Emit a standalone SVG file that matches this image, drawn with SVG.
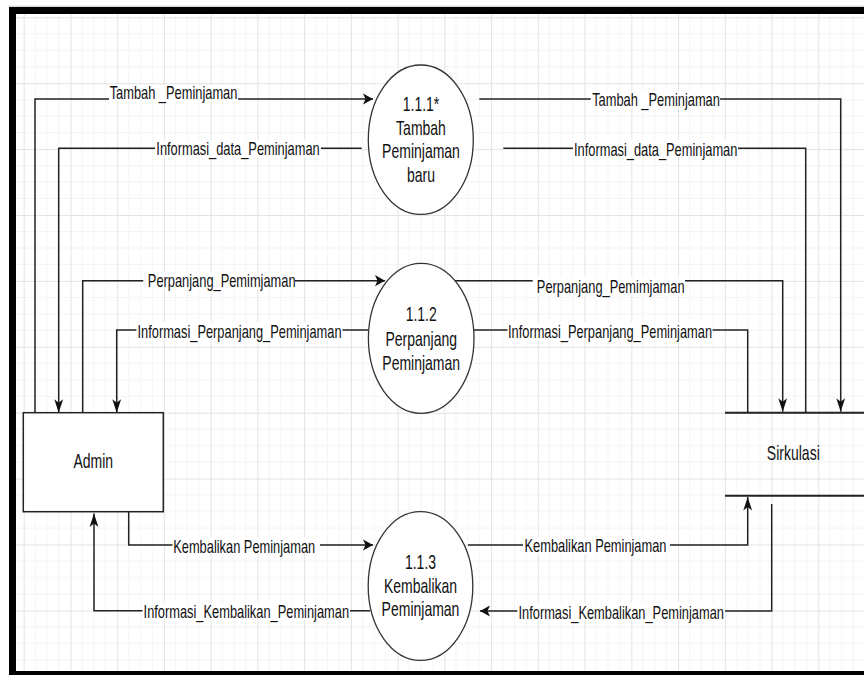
...
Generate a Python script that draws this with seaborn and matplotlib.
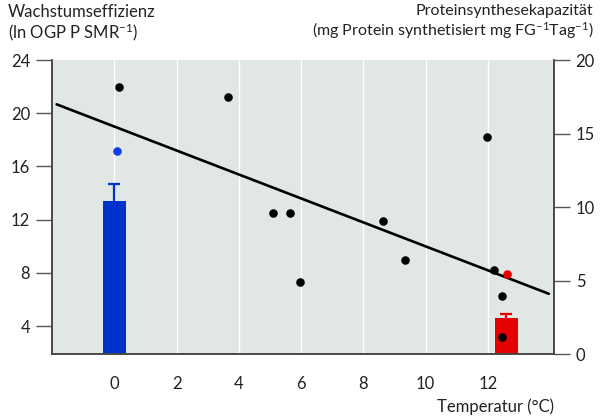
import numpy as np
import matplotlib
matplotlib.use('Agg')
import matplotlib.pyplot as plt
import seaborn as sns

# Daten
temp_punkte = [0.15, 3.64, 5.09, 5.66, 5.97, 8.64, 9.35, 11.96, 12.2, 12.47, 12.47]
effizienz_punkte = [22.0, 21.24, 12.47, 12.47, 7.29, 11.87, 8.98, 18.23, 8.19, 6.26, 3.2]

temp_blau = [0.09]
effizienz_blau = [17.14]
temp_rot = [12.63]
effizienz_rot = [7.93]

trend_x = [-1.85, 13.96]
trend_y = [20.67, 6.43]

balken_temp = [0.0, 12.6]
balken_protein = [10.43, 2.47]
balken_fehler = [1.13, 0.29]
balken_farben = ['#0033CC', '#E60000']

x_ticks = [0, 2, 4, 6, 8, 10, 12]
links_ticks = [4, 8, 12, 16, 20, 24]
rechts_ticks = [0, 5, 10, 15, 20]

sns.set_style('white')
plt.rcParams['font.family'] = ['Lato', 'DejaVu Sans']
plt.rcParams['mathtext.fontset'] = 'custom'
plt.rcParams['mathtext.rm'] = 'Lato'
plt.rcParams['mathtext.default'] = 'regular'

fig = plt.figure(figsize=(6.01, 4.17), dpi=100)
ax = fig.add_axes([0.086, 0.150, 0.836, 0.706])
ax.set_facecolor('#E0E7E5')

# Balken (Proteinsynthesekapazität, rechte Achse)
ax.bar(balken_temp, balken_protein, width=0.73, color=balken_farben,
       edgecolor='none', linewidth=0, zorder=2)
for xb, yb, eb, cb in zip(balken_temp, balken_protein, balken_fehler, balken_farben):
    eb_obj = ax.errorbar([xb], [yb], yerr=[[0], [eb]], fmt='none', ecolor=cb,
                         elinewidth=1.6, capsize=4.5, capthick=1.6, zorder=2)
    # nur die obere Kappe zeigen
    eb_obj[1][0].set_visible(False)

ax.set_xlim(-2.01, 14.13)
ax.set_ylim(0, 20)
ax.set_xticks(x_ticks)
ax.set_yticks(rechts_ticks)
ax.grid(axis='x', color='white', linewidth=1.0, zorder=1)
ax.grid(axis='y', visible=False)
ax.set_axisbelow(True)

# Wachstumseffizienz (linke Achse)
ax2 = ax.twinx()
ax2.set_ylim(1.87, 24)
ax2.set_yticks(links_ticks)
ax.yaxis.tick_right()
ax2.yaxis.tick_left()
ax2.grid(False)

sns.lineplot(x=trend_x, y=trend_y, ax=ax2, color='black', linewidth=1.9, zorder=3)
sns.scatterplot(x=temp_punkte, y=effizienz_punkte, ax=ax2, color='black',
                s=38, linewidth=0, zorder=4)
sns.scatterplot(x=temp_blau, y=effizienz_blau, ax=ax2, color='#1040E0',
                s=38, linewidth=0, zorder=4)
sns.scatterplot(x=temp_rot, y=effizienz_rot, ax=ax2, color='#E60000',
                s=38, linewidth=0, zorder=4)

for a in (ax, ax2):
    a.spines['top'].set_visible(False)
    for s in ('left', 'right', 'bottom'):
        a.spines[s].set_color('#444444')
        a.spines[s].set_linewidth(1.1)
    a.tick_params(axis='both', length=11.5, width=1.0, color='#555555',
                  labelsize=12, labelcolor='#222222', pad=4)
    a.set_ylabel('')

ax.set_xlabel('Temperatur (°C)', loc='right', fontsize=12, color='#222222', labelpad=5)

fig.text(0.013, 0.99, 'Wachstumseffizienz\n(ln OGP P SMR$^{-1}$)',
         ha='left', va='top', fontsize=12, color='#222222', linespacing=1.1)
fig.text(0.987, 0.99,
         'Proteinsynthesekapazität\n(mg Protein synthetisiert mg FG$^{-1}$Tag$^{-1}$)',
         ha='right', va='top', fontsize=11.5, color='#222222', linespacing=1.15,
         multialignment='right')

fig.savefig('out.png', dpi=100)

WHAT YOU NEED TO DO
Your task is to quote, unchanged, only the lines from the line bearing "Generate a Python" through the line bearing "8.19, 6.26, 3.2]"; the pictures are not part of the copy.

WRITTEN REPLY
Generate a Python script that draws this with seaborn and matplotlib.
import numpy as np
import matplotlib
matplotlib.use('Agg')
import matplotlib.pyplot as plt
import seaborn as sns

# Daten
temp_punkte = [0.15, 3.64, 5.09, 5.66, 5.97, 8.64, 9.35, 11.96, 12.2, 12.47, 12.47]
effizienz_punkte = [22.0, 21.24, 12.47, 12.47, 7.29, 11.87, 8.98, 18.23, 8.19, 6.26, 3.2]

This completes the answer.